電子契約に対応していない取引先が存在する場合、事前に説明を行い、電子契約の利便性や法的効力について理解してもらうことが大切です。
サービス・ツールの選定
ペーパーレス化を進めるためには、信頼性の高い電子契約システムや管理しやすいツールを選定することが重要です。現在、多様な電子契約サービスが提供されていますが、それぞれに異なる機能や料金体系があるため、自社のニーズに合ったツールを選ぶ必要があります。
電子署名機能や契約書の保管方法、セキュリティ対策に注目し、導入するサービスを慎重に選定しましょう。
段階的に導入・運用する
これからペーパーレス化を検討している場合は、一気に進めるのではなく、段階的に導入し、運用方法を見直しながら進めてもよいでしょう。最初は特定の部署や契約書の種類から導入を開始し、その後、全社的な運用へ拡大することで、ペーパーレス化の課題や運用上の問題点を早期に把握でき、必要な改善を施しやすくなります。そのためにも各電子契約サービスではトライアルという制度を設けています。こうしたサービスも活用して使い勝手を確認したり、電子契約に移行するうえでの課題点や問題点を洗い出したりしましょう。
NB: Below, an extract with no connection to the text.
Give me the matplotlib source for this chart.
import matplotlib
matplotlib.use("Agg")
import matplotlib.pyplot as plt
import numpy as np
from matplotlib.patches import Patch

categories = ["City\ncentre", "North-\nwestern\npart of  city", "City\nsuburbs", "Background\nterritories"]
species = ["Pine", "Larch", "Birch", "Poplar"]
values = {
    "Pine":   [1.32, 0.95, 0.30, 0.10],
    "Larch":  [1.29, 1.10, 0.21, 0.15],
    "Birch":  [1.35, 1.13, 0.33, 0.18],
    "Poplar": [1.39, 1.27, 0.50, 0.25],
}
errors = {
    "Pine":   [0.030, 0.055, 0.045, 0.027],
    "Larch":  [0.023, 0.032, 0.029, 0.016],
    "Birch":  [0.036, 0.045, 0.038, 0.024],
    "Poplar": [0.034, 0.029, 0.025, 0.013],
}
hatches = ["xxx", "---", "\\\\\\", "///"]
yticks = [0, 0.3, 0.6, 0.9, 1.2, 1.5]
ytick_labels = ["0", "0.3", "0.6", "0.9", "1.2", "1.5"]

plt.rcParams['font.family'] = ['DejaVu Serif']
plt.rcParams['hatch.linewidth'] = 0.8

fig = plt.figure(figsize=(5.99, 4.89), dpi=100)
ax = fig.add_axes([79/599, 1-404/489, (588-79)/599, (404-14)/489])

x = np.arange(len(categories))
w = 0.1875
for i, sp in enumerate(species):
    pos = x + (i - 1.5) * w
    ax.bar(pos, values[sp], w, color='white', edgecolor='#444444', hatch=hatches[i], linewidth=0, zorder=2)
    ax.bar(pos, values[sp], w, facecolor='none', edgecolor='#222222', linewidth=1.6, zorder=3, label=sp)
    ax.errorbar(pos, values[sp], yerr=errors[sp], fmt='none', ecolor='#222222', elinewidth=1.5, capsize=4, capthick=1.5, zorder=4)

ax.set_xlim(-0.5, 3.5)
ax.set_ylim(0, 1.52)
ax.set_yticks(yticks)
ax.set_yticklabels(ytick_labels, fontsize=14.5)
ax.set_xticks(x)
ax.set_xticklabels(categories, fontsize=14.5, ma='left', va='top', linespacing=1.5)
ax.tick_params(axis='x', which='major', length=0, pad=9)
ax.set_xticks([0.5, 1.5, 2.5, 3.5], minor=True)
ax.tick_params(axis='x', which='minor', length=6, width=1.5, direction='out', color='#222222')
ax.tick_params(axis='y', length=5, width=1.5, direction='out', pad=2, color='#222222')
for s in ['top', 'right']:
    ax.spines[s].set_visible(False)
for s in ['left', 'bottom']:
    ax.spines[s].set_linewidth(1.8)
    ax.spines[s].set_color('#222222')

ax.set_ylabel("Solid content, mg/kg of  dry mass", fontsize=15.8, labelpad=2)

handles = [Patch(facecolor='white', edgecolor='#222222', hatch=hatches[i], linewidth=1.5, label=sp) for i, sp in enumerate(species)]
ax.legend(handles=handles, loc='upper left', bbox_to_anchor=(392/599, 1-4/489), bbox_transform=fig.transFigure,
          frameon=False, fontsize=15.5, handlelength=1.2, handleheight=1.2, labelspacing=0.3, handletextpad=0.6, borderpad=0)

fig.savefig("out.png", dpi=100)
また、導入後も定期的に運用状況を確認し、社内のフィードバックを反映していくことで、最適なペーパーレス環境を構築できます。
契約書を電子化してペーパーレスを進めよう
業務で行われるほとんどの契約書が電子化できるようになり、業務効率化のためにペーパーレスを選ぶ事業者も急増しています。ペーパーレス化は紙の書類と比べて格段にデータの管理しやすくなるという利点があるものの、法的効力のある電子契約書と認められるためには法律で定められた要件を満たさなければなりません。
これから契約書の電子化を進める場合、今回ご紹介した注意点やポイントをぜひご活用ください。
※ 掲載している情報は記事更新時点のものです。